The Loan key terms are as follows:
· Up to US$230,000 loan facility
o US$150,000 from Lowry
o US$80,000 from Michael Haworth
· Coupon: 30%
· Maturity: 30 July 2023
o Right to extend maturity to 30 September 2023 subject to the Company
agreeing with the Lenders that genuine third-party offers have been received
for further Project development funding to fund Project development costs
and/or cover working capital.
· Event of Default: coupon increases to 100%
· Security: Unsecured
· Availability: Drawdowns require consent prior to the extension of
the existing shareholder Loan.
No other viable funding solutions are available to the Company in the required
timeframe and those funding solutions that were evaluated were on more
disadvantageous terms. The Loan is unsecured and ranks behind the existing
shareholder loans which are still being restructured.
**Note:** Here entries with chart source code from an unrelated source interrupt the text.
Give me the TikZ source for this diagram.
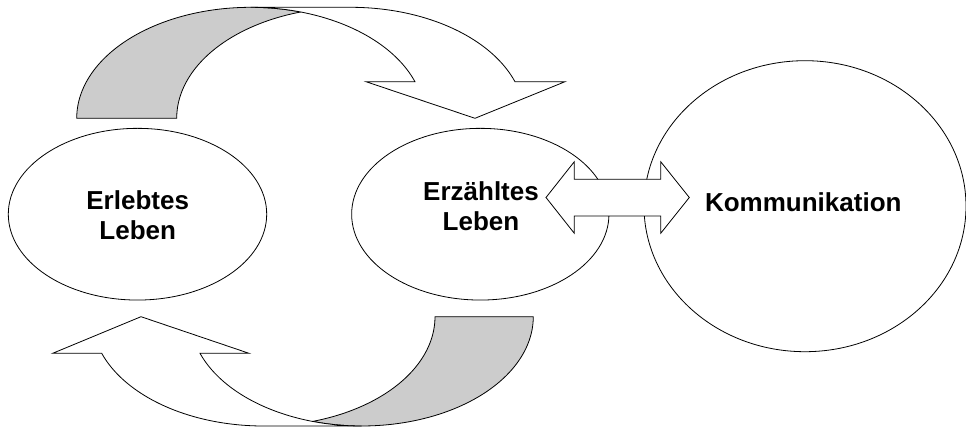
\documentclass[tikz,border=0pt]{standalone}
\usepackage{fontspec}
\setmainfont{Liberation Sans}
\usetikzlibrary{shapes.geometric}
\begin{document}
\begin{tikzpicture}[x=1pt,y=-1pt,
  outline/.style={draw=black,line width=0.8pt,line join=miter},
  bandgray/.style={outline,fill=black!20},
  bandwhite/.style={outline,fill=white},
  blob/.style={ellipse,draw=black,line width=0.8pt,inner sep=0pt,fill=white},
  lbl/.style={font=\bfseries\fontsize{26}{30}\selectfont,align=center,inner sep=0pt}]
\useasboundingbox (0,0) rectangle (966,427);

% ellipses
\node[blob,minimum width=258.4pt,minimum height=171.7pt] (erlebt) at (137.5,214.2) {};
\node[blob,minimum width=257.3pt,minimum height=171.7pt] (erzaehlt) at (480.3,214.2) {};
\node[blob,minimum width=322pt,minimum height=291pt] (komm) at (805,206.2) {};

% top curved arrow
\draw[bandgray] plot[domain=106.7:180,samples=50] ({350.7+174*cos(\x)},{118.3-111*sin(\x)})
  -- plot[domain=180:73.3,samples=60] ({250.7+174*cos(\x)},{118.3-111*sin(\x)}) -- cycle;
\draw[bandwhite] (475,118.3) -- (366,81.7)
  -- plot[domain=19.25:90,samples=60] ({250.7+174*cos(\x)},{118.3-111*sin(\x)})
  -- plot[domain=90:19.25,samples=60] ({350.7+174*cos(\x)},{118.3-111*sin(\x)})
  -- (565,81.7) -- cycle;

% bottom curved arrow
\draw[bandgray] plot[domain=253.36:360,samples=60] ({361.7+171.6*cos(\x)},{316.7-109.3*sin(\x)})
  -- plot[domain=360:286.64,samples=50] ({263.4+171.6*cos(\x)},{316.7-109.3*sin(\x)}) -- cycle;
\draw[bandwhite] (141,316.7) -- (249,353.3)
  -- plot[domain=199.55:270,samples=60] ({361.7+171.6*cos(\x)},{316.7-109.3*sin(\x)})
  -- plot[domain=270:199.55,samples=60] ({263.4+171.6*cos(\x)},{316.7-109.3*sin(\x)})
  -- (52.7,353.3) -- cycle;

% double arrow
\draw[bandwhite] (546,197.5) -- (574.3,161.7) -- (574.3,179.3) -- (660.7,179.3) -- (660.7,161.7)
  -- (689.3,197.5) -- (660.7,233.3) -- (660.7,216) -- (574.3,216) -- (574.3,233.3) -- cycle;

% labels
\node[lbl] (t1) at (137.7,215.5) {Erlebtes\\Leben};
\node[lbl] (t2) at (481,206.7) {Erzähltes\\Leben};
\node[lbl,anchor=base] (t3) at (803.3,211.7) {Kommunikation};
\end{tikzpicture}
\end{document}
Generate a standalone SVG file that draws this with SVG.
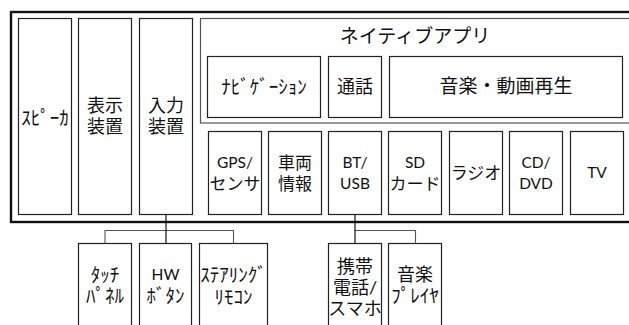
<svg xmlns="http://www.w3.org/2000/svg" width="629" height="325" viewBox="0 0 629 325">
<style>
.box{fill:#fff;stroke:#222;stroke-width:1.2}
.gbox{fill:none;stroke:#555;stroke-width:1.2}
.outer{fill:none;stroke:#111;stroke-width:2.4}
text{font-family:"Lato","Noto Sans CJK JP",sans-serif;font-size:17px;fill:#111;text-anchor:middle;dominant-baseline:central}
.big{font-size:19px}
.jp{font-size:18px}
.hw{font-size:19px}
.lat{font-size:15.5px}
.trunk{fill:none;stroke:#111;stroke-width:1.2}
.branch{fill:none;stroke:#555;stroke-width:1.1}
</style>
<rect width="629" height="325" fill="#fff"/>
<rect class="outer" x="11" y="12" width="640" height="210"/>
<g id="native-app">
<rect class="gbox" x="200.5" y="18.5" width="440" height="104.5"/>
<text class="big" x="415" y="35">ネイティブアプリ</text>
</g>
<g id="speaker"><rect class="box" x="18.5" y="18.5" width="53" height="196"/><text class="hw" x="45" y="117">ｽﾋﾟｰｶ</text></g>
<g id="display"><rect class="box" x="78.5" y="18.5" width="53" height="196"/><text class="jp" x="105" y="105">表示</text><text class="jp" x="105" y="126">装置</text></g>
<g id="input"><rect class="box" x="139.5" y="18.5" width="53" height="196"/><text class="jp" x="166" y="105">入力</text><text class="jp" x="166" y="126">装置</text></g>
<g id="navi"><rect class="box" x="207.5" y="56.5" width="113" height="61"/><text class="big" x="264" y="86">ﾅﾋﾞｹﾞｰｼｮﾝ</text></g>
<g id="call"><rect class="box" x="328.5" y="56.5" width="53" height="61"/><text class="jp" x="355" y="86">通話</text></g>
<g id="media"><rect class="box" x="389.5" y="56.5" width="233" height="61"/><text class="big" x="506" y="85">音楽・動画再生</text></g>
<g id="gps"><rect class="box" x="208.5" y="131.5" width="53" height="83"/><text class="lat" x="235" y="162">GPS/</text><text x="235" y="183">センサ</text></g>
<g id="vehicle"><rect class="box" x="268.5" y="131.5" width="53" height="83"/><text x="295" y="162">車両</text><text x="295" y="183">情報</text></g>
<g id="bt-usb"><rect class="box" x="328.5" y="131.5" width="53" height="83"/><text class="lat" x="355" y="162">BT/</text><text class="lat" x="355" y="183">USB</text></g>
<g id="sd"><rect class="box" x="388.5" y="131.5" width="53" height="83"/><text class="lat" x="415" y="162">SD</text><text x="415" y="183">カード</text></g>
<g id="radio"><rect class="box" x="449.5" y="131.5" width="53" height="83"/><text x="476" y="172">ラジオ</text></g>
<g id="cd-dvd"><rect class="box" x="509.5" y="131.5" width="53" height="83"/><text class="lat" x="536" y="162">CD/</text><text class="lat" x="536" y="183">DVD</text></g>
<g id="tv"><rect class="box" x="570.5" y="131.5" width="53" height="83"/><text class="lat" x="597" y="172">TV</text></g>
<g id="touch"><rect class="box" x="78.5" y="243.5" width="53" height="100"/><text class="hw" x="105" y="274">ﾀｯﾁ</text><text class="hw" x="105" y="295">ﾊﾟﾈﾙ</text></g>
<g id="hw-button"><rect class="box" x="139.5" y="243.5" width="52" height="100"/><text class="lat" x="165.5" y="274">HW</text><text class="hw" x="165.5" y="295">ﾎﾞﾀﾝ</text></g>
<g id="steering"><rect class="box" x="199.5" y="243.5" width="68" height="100"/><text class="hw" x="233.5" y="274">ｽﾃｱﾘﾝｸﾞ</text><text class="hw" x="233.5" y="296">ﾘﾓｺﾝ</text></g>
<g id="phone"><rect class="box" x="328.5" y="243.5" width="53" height="100"/><text class="jp" x="355" y="266">携帯</text><text class="jp" x="355" y="287">電話/</text><text class="jp" x="355" y="308">スマホ</text></g>
<g id="player"><rect class="box" x="388.5" y="243.5" width="53" height="100"/><text class="jp" x="415" y="274">音楽</text><text class="hw" x="415" y="295">ﾌﾟﾚｲﾔ</text></g>
<g id="connectors">
<path class="branch" d="M105 243.5V230.5H233.5V243.5"/>
<path class="trunk" d="M166 214.5V243.5"/>
<path class="branch" d="M355 230.5H415.5V243.5"/>
<path class="trunk" d="M355 214.5V243.5"/>
</g>
</svg>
Related Party Transactions
The participations of Michael Haworth, being a Director of the Company, and
Lowry, being a company controlled by Scott Fletcher, a Director and a
Substantial Shareholder of the Company, in the Loan constitute related party
transactions for the purposes of the AIM Rules for Companies. Accordingly,
Hanno Pengilly and Aman Sachdeva, Chief Executive Officer and Non-Executive
Director respectively, acting in their capacities as independent directors for
the purposes of the related party transactions, consider, having consulted
with Liberum Capital Limited, the Company's Nominated Adviser, the terms of
the Loan and the participation of Michael Haworth and Lowry in the Loan to be
fair and reasonable insofar as the Company's shareholders are concerned.
Enquiries
For further information please visit www.solgenics.com
(http://www.solgenics.com) or contact:
Solgenics: Hanno Pengilly +27 (0) 71 362 3566
Liberum Capital Limited: Scott Mathieson, Edward Thomas, Kane Collings +44 (0) 20 3100 2000
NOMAD & Joint Broker
Novum Securities Limited Colin Rowbury +44 (0) 20 7399 9427
Joint Broker
Elizabeth Johnson +44 (0) 777 56 55 927
Pimlico Advisory Ltd
Investor Relations
This announcement contains inside information for the purposes of Article 7 of
Regulation (EU) No 596/2014 which is part of UK law by virtue of
the European Union (Withdrawal) Act 2018. Upon publication of this
Announcement and such information is now considered to be in the public
domain. The person who arranged for the release of this announcement on behalf
of the Company was Hanno Pengilly, CEO.
About Solgenics
Solgenics is an African renewable energy development company focused on the
development of a 300MW solar PV plus BESS renewable energy plant in the Tete
Province in northern Mozambique (the "Tete Solar Project").
It is the intention that the Tete Solar Project will connect to the Mozambique
grid with target power offtakers in Mozambique and the Southern African Power
Pool ("SAPP").
The Tete Solar Project takes full advantage of Mozambique's leading
sustainable energy resources and is fully aligned with Government's objective
to become a champion for energy transition impacting all Southern Africa.